3. Petitioner is not entitled to compensation benefits under Section 14 of the Workmen’s Compensation Act, as amended, because by his own evidence, he continued to work up to September 19, 1969 (p. 102, 124, WCC rec.) and as aforestated, retired the following day, September 20, 1969, at the age of sixty-five; hence, there was no wage loss resulting from his September 16, 1969 injury (Corales v. ECC, supra).

Petitioner’s claim that he did not work on the aforestated period and that the wages he received for that period was deducted from the money value of his accumulated leave, cannot prevail over the incontrovertible fact that he did not file the required application for sick leave, and his service record (p. 102, WCC rec.) does not reflect any leave for the aforestated period.

Furthermore, pursuant to Our ruling in Hernandez v. WCC (14 SCRA 219 [1965]), compensation payments under Section 14 cannot extend beyond compulsory retirement date of the injured employee. Consequently, the award for three months temporary total disability under Section 14 of the Act, as amended, in the sum of P396.00 cannot be maintained.

III


Petitioner’s claim for medical reimbursement in the amount of P5,755.00 (p. 95, WCC rec.) was reduced to P500.00 by the Acting Referee in his award, adopting the recommendation of the Medical Rating Officer, Workmen’s Compensation Unit, Department of Labor, Regional Office No. VI. The petitioner did not question the reduction.

IV


The award of attorney’s fee in the amount of P168.65 (should be P158.85), which is the equivalent of 5% of the total award [P3,173.00] made by the Acting Referee should be reduced to P138.85 (5% of P2,777.00) by reason of the elimination of the award under Section 14 as aforestated. Petitioner was not represented by counsel before Us.

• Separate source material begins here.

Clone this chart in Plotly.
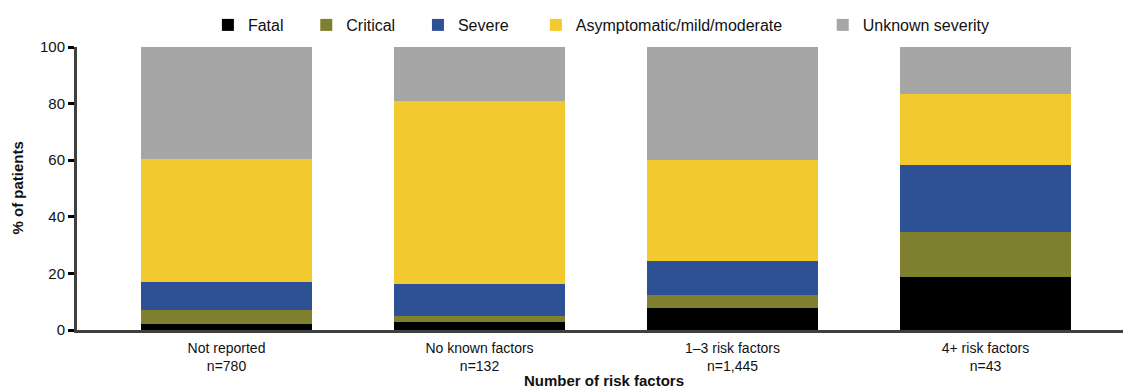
import plotly.graph_objects as go

categories = ["Not reported<br>n=780", "No known factors<br>n=132",
              "1–3 risk factors<br>n=1,445", "4+ risk factors<br>n=43"]
fatal = [2.1, 2.8, 7.8, 18.7]
critical = [5.0, 2.2, 4.6, 16.0]
severe = [9.9, 11.3, 12.0, 23.7]
asymptomatic = [43.5, 64.7, 35.7, 25.1]
unknown = [39.5, 19.0, 39.9, 16.5]

NB = "\u00a0"
series = [
    ("Fatal", fatal, "#000000", 4),
    ("Critical", critical, "#7f7f30", 4),
    ("Severe", severe, "#2d5194", 5),
    ("Asymptomatic/mild/moderate", asymptomatic, "#f2ca30", 8),
    ("Unknown severity", unknown, "#a6a6a6", 0),
]

font = "Liberation Sans, Arial, sans-serif"
fig = go.Figure()
for name, vals, col, pad in series:
    fig.add_trace(go.Bar(x=categories, y=vals, name=name + NB * pad,
                         marker=dict(color=col, line=dict(width=0))))

fig.update_layout(
    barmode="stack",
    bargap=0.324,
    width=1131, height=390,
    margin=dict(l=69, r=8, t=39, b=68, autoexpand=False),
    plot_bgcolor="white", paper_bgcolor="white",
    font=dict(family=font, size=14, color="#111111"),
    showlegend=True,
    legend=dict(orientation="h", x=0.1242, xanchor="left", y=1.0, yanchor="top",
                yref="container", font=dict(size=16), traceorder="normal"),
    xaxis=dict(range=[-0.591, 3.575], showline=True, linecolor="#404040", linewidth=3,
               ticks="", tickfont=dict(size=14), ticklabelstandoff=3,
               showgrid=False, zeroline=False),
    yaxis=dict(range=[0, 100], tickvals=[0, 20, 40, 60, 80, 100], showline=True,
               linecolor="#404040", linewidth=3, ticks="outside", ticklen=6,
               tickwidth=3, tickcolor="#000000", tickfont=dict(size=15),
               showgrid=False, zeroline=False),
    annotations=[
        dict(text="<b>Number of risk factors</b>", xref="paper", yref="paper",
             x=0.5, y=-0.18, xanchor="center", yanchor="middle", showarrow=False,
             font=dict(size=15)),
        dict(text="<b>% of patients</b>", xref="paper", yref="paper",
             x=-0.0569, y=0.5, xanchor="center", yanchor="middle", textangle=-90,
             showarrow=False, font=dict(size=15)),
    ],
)
fig.write_html("out.html")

WHEREFORE, THE DECISION OF THE RESPONDENT COMMISSION IS HEREBY MODIFIED AND THE RESPONDENT EMPLOYER IS HEREBY ORDERED.

A. TO PAY PETITIONER THE SUM OF TWO THOUSAND SEVEN HUNDRED SEVENTY-SEVEN (P2,777.00) AS DISABILITY BENEFIT; AND FIVE HUNDRED [P500.00] PESOS AS REIMBURSEMENT OF MEDICAL EXPENSES;

B. TO PAY ATTORNEY’S FEES IN THE AMOUNT OF ONE HUNDRED THIRTY EIGHT PESOS AND EIGHTY-FIVE CENTAVOS (P138.85); AND

C. TO PAY THE SUCCESSOR OF THE WORKMEN’S COMPENSATION COMMISSION THE SUM OF SIXTY-ONE PESOS AS ADMINISTRATIVE FEES.

SO ORDERED.

Fernandez, Guerrero, De Castro and Melencio-Herrera, JJ., concur.

Teehankee, (Chairman), J., took no part.